There is a correlation to some types of volunteer activity and membership to faith groups (not religiosity) (St John & Fuchs, 2002). Thus it isn’t the moral conviction that inspires involvement but the membership in an organization oriented towards serving others. As free-thinkers many of us are less inclined to become involved in formal organizations. When it comes time to volunteer and donate to disaster response and relief it isn’t that we don’t want to but that we may have less opportunities to. Joe Klein’s infamous statement describing the post-disaster scene of a tornado in Oklahoma, “…there was an occupying army of relief workers, led by local first responders, exhausted but still humping it a week after the storm, church groups from all over the country — funny how you don’t see organized groups of secular humanists giving out hot meals…” left many in our community feeling frustrated. As many of us correctly noted at the time he is of course wrong, there are local groups of secular humanists all over the country that become involved in response and recovery. But he was right that until now, there has been no nationally organized group of secular humanists with a specific mission of volunteering post-disaster.

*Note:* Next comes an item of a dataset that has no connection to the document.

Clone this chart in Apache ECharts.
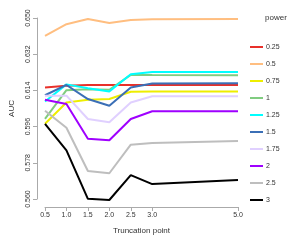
<!DOCTYPE html>
<html>
<head>
<meta charset="utf-8">
<script src="https://cdn.jsdelivr.net/npm/echarts@6/dist/echarts.min.js"></script>
<style>html,body{margin:0;padding:0;background:#fff}#c{width:300px;height:240px}</style>
</head>
<body>
<div id="c"></div>
<script>
var truncation = [0.5, 1.0, 1.5, 2.0, 2.5, 3.0, 5.0];
var xTickLabels = ['0.5', '1.0', '1.5', '2.0', '2.5', '3.0', '5.0'];
var yTicks = [0.560, 0.578, 0.596, 0.614, 0.632, 0.650];
var powers = ['0.25', '0.5', '0.75', '1', '1.25', '1.5', '1.75', '2', '2.5', '3'];
var auc_0_25 = [0.6154, 0.6163, 0.6167, 0.6167, 0.6167, 0.6167, 0.6167];
var auc_0_5  = [0.6411, 0.6469, 0.6495, 0.6475, 0.6490, 0.6494, 0.6495];
var auc_0_75 = [0.5974, 0.6080, 0.6093, 0.6097, 0.6133, 0.6135, 0.6135];
var auc_1    = [0.5998, 0.6141, 0.6146, 0.6143, 0.6217, 0.6216, 0.6215];
var auc_1_25 = [0.6085, 0.6170, 0.6151, 0.6135, 0.6220, 0.6232, 0.6232];
var auc_1_5  = [0.6116, 0.6167, 0.6097, 0.6064, 0.6154, 0.6174, 0.6175];
var auc_1_75 = [0.6114, 0.6114, 0.5998, 0.5982, 0.6080, 0.6111, 0.6111];
var auc_2    = [0.6093, 0.6072, 0.5900, 0.5892, 0.5998, 0.6036, 0.6036];
var auc_2_5  = [0.6039, 0.5954, 0.5739, 0.5728, 0.5870, 0.5879, 0.5889];
var auc_3    = [0.5974, 0.5842, 0.5601, 0.5595, 0.5719, 0.5674, 0.5695];
var seriesValues = [auc_0_25, auc_0_5, auc_0_75, auc_1, auc_1_25, auc_1_5, auc_1_75, auc_2, auc_2_5, auc_3];
var colors = ['#e8302a', '#ffbe80', '#eeee00', '#80cc80', '#00ffff', '#3b6fb6', '#e0d0ff', '#9f00ff', '#bebebe', '#000000'];

var chart = echarts.init(document.getElementById('c'), null, {renderer: 'canvas'});
var font = 'Liberation Sans, Arial, sans-serif';
var series = powers.map(function (p, i) {
  return {
    name: p,
    type: 'line',
    clip: false,
    showSymbol: false,
    symbol: 'none',
    lineStyle: {width: 2, color: colors[i]},
    itemStyle: {color: colors[i]},
    data: truncation.map(function (x, j) { return [x, seriesValues[i][j]]; })
  };
});
chart.setOption({
  animation: false,
  backgroundColor: '#fff',
  grid: {left: 38, right: 62, top: 18, bottom: 39},
  title: {text: 'power', left: 265, top: 14, padding: 0, textStyle: {fontFamily: font, fontSize: 8, fontWeight: 'normal', color: '#333'}},
  legend: {
    orient: 'vertical', left: 250, top: 42, padding: 0, icon: 'rect', itemWidth: 13, itemHeight: 2, itemGap: 7,
    textStyle: {fontFamily: font, fontSize: 7, lineHeight: 10, color: '#333', padding: [0, 0, 0, -2]},
    data: powers
  },
  xAxis: {
    type: 'value', min: 0.5, max: 5.0, offset: 8,
    name: 'Truncation point', nameLocation: 'middle', nameGap: 20,
    nameTextStyle: {fontFamily: font, fontSize: 8, color: '#333'},
    axisLine: {show: true, lineStyle: {color: '#aaa', width: 1}},
    axisTick: {show: true, length: 4, customValues: truncation, lineStyle: {color: '#aaa'}},
    axisLabel: {customValues: truncation, formatter: function (v) { return v.toFixed(1); }, fontFamily: font, fontSize: 7, color: '#333', margin: 5},
    splitLine: {show: false}
  },
  yAxis: {
    type: 'value', min: 0.56, max: 0.65, offset: 8,
    name: 'AUC', nameLocation: 'middle', nameGap: 21, nameRotate: 90,
    nameTextStyle: {fontFamily: font, fontSize: 8, color: '#333'},
    axisLine: {show: true, lineStyle: {color: '#aaa', width: 1}},
    axisTick: {show: true, length: 4, customValues: yTicks, lineStyle: {color: '#aaa'}},
    axisLabel: {customValues: yTicks, rotate: 90, formatter: function (v) { return v.toFixed(3); }, fontFamily: font, fontSize: 7, color: '#333', margin: 5},
    splitLine: {show: false}
  },
  series: series
});
</script>
</body>
</html>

This reasoning has inspired the development of Foundation Beyond Belief’s Humanist Disaster Recovery Programs.

References:

Campanella, R. (2008). Bienville’s dilemma: A historical geography of New Orleans. Lafayette, LA: Center for Louisiana Studies.

Gould, L. (2014). A conceptual model of the individual and household recovery process: Examining Hurricane Sandy. Thesis at North Dakota State University.

St John, C., & Fuchs, J. (2002). The heartland responds to terror: Volunteering after the bombing of the Murrah Federal Building. Social Science Quarterly,83(2), 397-415.